Cher Monsieur Larcenet,
J’ai lu Critixman et je trouve que c’est un bon livre : drôle, juste, touchant. Les fausses citations mises en exergue sur la quatrième de couverture, ainsi que le marque page contenant le droit de réponse de Critixman, sont hilarants. C’est un livre juste aussi, parce que ce ridicule parangon du bon goût, prompt à juger les oeuvres et leurs auteurs, je le connais : c’est un peu moi. La caricature est un brin facile -vous conviendrez sans doute que la figure du critique ne bénéficie pas d’une grande sympathie dans l’esprit de nos contemporains, et il y aurait peut-être plus de courage à la réhabiliter qu’à la dénigrer-, mais diablement efficace et indéniablement conforme à une certaine réalité. Enfin, c’est un livre touchant car vous arrivez à décrire l’effet que les critiques négatives vous procurent : elles vous tuent, littéralement. Et au lieu de vous inciter à vous remettre en cause, il devient évident à la lecture de cet ouvrage que ces jugements vous paralysent… Finalement, la seule faute de goût ici n’est pas de votre fait : c’est la préface de Joann Sfar, nettement moins bien placé que vous pour tenir ce type de discours. Mais peu importe, bravo.
Néanmoins, je ne peux que déplorer le divorce que votre livre contribue à entériner entre auteurs et critiques ; divorce prononcé plut tôt cette année avec la parution du numéro 1 de L’Eprouvette, la revue publiée par l’Association. Et même Daniel Clowes s’y est mis ! En effet, parmi la cohorte de créatures fantomatiques qui hantent Ice haven, figure un spécialiste des comic books assez pitoyable : imbu de ses connaissances et de ses facultés d’analyse -qui confinent cependant au délire-, il finit par dévoiler ses véritables motivations en confessant un irrépressible besoin de reconnaissance de la part de ses idoles. Mais au-delà de cette caricature, Clowes remet en cause le principe même de la critique, à partir du moment où elle quitte le champ littéraire: « Dès lors qu’une bande dessinée est censée être une oeuvre d’art, ne pouvons-nous pas aussi présumer qu’elle est constituée de qualités inhérentes à sa forme choisie ; de qualités qui, par définition, défient la description verbale ? N’est-il pas incroyablement présomptueux de se croire capable de traduire en mots une chose qui est intrinsèquement au-delà des mots ?! ».

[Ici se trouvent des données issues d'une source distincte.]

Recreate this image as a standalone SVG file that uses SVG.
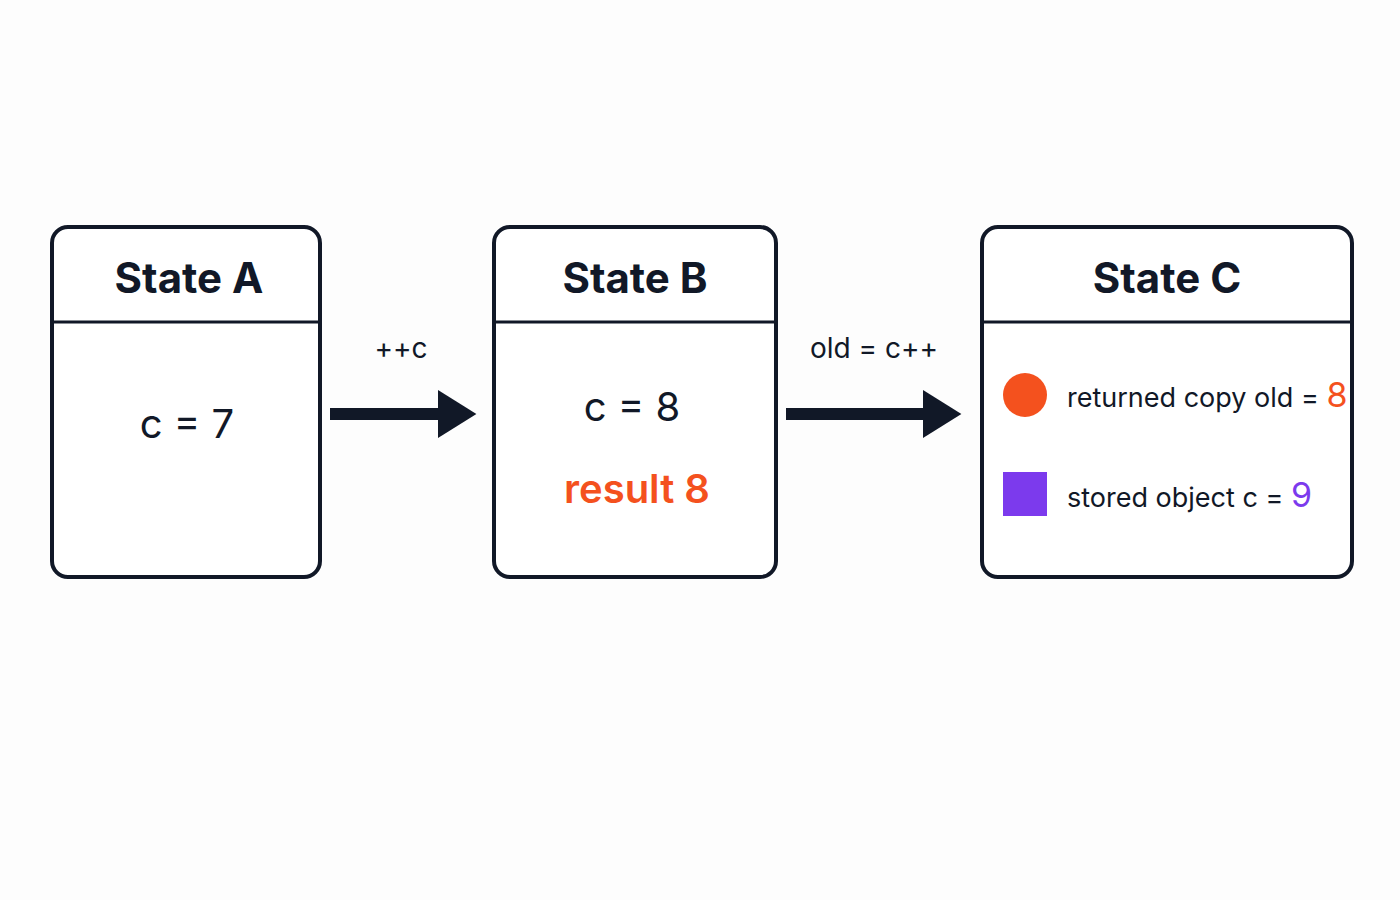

Si, de votre côté, la raison de ce divorce est la médiocrité de la critique de bande dessinée, que nous sommes d’ailleurs quelques-uns à déplorer, je peux tout à fait le comprendre. Si par contre il s’agit d’une tentative « lucbessonienne » de refuser a priori toute utilité à la critique -suivant l’adage poujadiste qui veut que « le public est seul juge »-, ce serait fort décevant. Les critiques que vous avez reçues au sujet de votre travail ne vous ont fait, jusqu’ici, aucun bien, c’est entendu. Je vous pose donc une question : qu’attendez-vous de la critique (si tant est que vous en attendiez quelque chose) ? De mon côté, il me semble que le rôle du critique est d’éclairer les lecteurs sur les intentions de l’auteur d’une part -sur la base des propos de ce dernier, ou sur la foi de son intuition-, et de l’autre, d’éclairer l’auteur sur ses propres pratiques en lui offrant un point de vue extérieur, lui permettant de mieux cerner les qualités, et le cas échéant, les défauts de son travail. Maintenant, libre à vous de considérer que vous n’avez pas besoin de point de vue extérieur ou de penser que les critiques ne sont, dans l’ensemble, pas assez qualifiés pour jouer ce rôle-là. Dans ce cas-là, je ne vous embêterai plus.